In football there is a well-worn phrase – ‘show us your medals’. In sports analysis you could equally say ‘show us your profits’. It is an excellent test of an analyst’s skill to see if they can make a model which shows a profit versus Asian Handicap betting lines. Getting them to do this would also be a great way to prick the bubble of these individual’s inflated expectations. Even if they make the greatest model in the world they will still lose about 40% of the time.
“Some of the smartest guys in football don’t work in football itself, they work in the betting industry”.
[Rasmus Ankersen, co-director of football at Brentford and Chairman of Danish champions Midtjylland. His fellow co-DOF is Phil Giles, formerly head of the quant team at Smartodds.]

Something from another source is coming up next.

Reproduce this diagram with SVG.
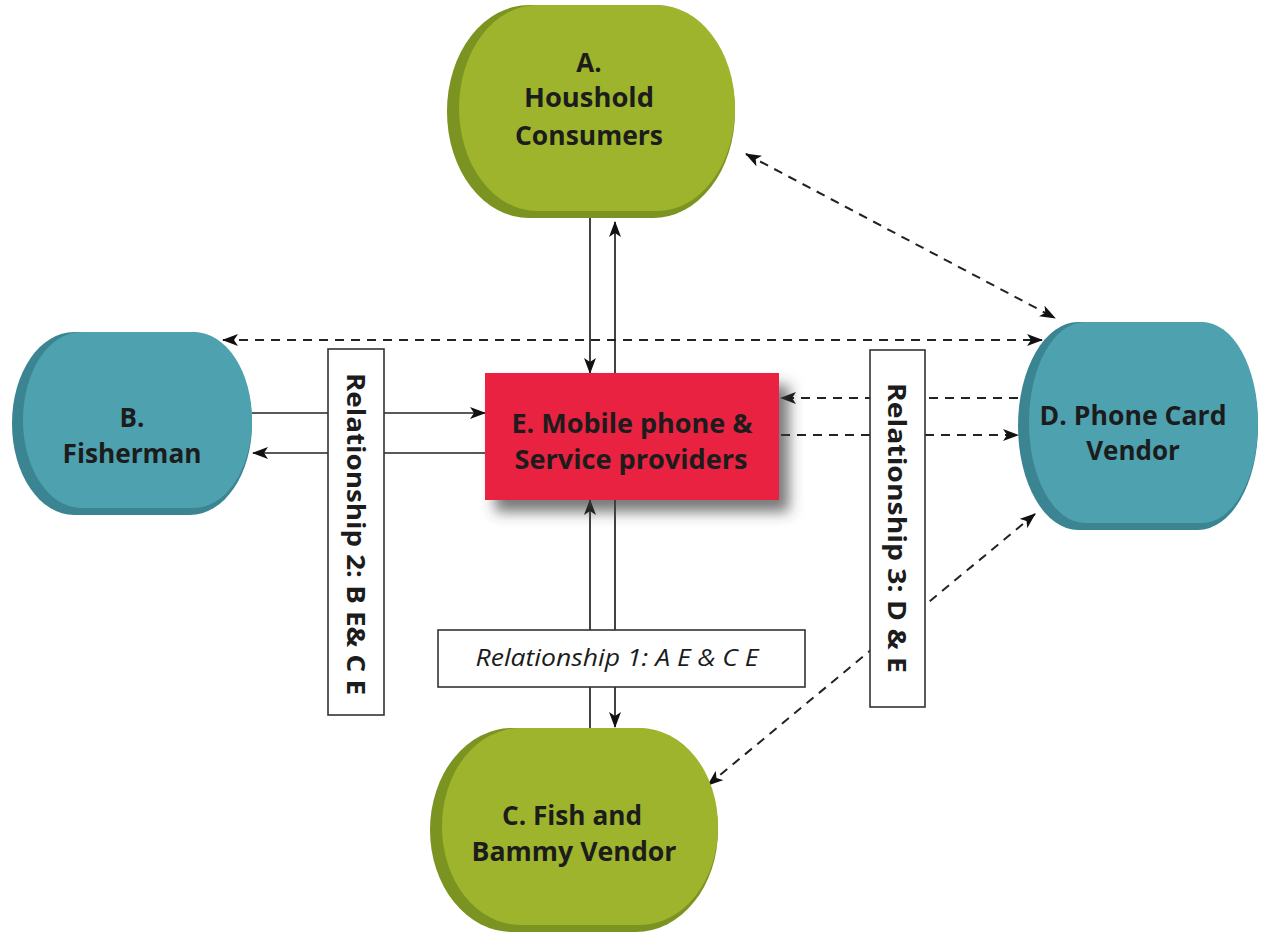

Sports analytics will reach its plateau of productivity eventually. Sports betting analytics is probably somewhere along the slope of enlightenment at the moment. Tapping into the experiences of betting analysts who have benefitted from the hot-house effect of learning analytics in the laboratory conditions of sports betting is certainly one way sports teams could get ahead in their race.
Otherwise teams are mostly in for an unavoidable process of learning through trial and error. Personally I would also recommend that they take some time out to have a look on the book shelves for an old copy of Jurassic Park.
“My view on the world is we have an ocean of ignorance and a small island of knowledge. You can convert areas of ignorance into areas of knowledge forever and it doesn’t have that much impact because you still don’t understand the world. None of us do. The world is a million more times complicated than any of us understand. We haven’t done anything yet to compare with potentially what we could do”. Bill James.
“A football match is twenty-two sweaty young men running around a field kicking a ball and each other. It is ever thus, no matter how many billions of data points you collect as they do it.” Johnny Phillips.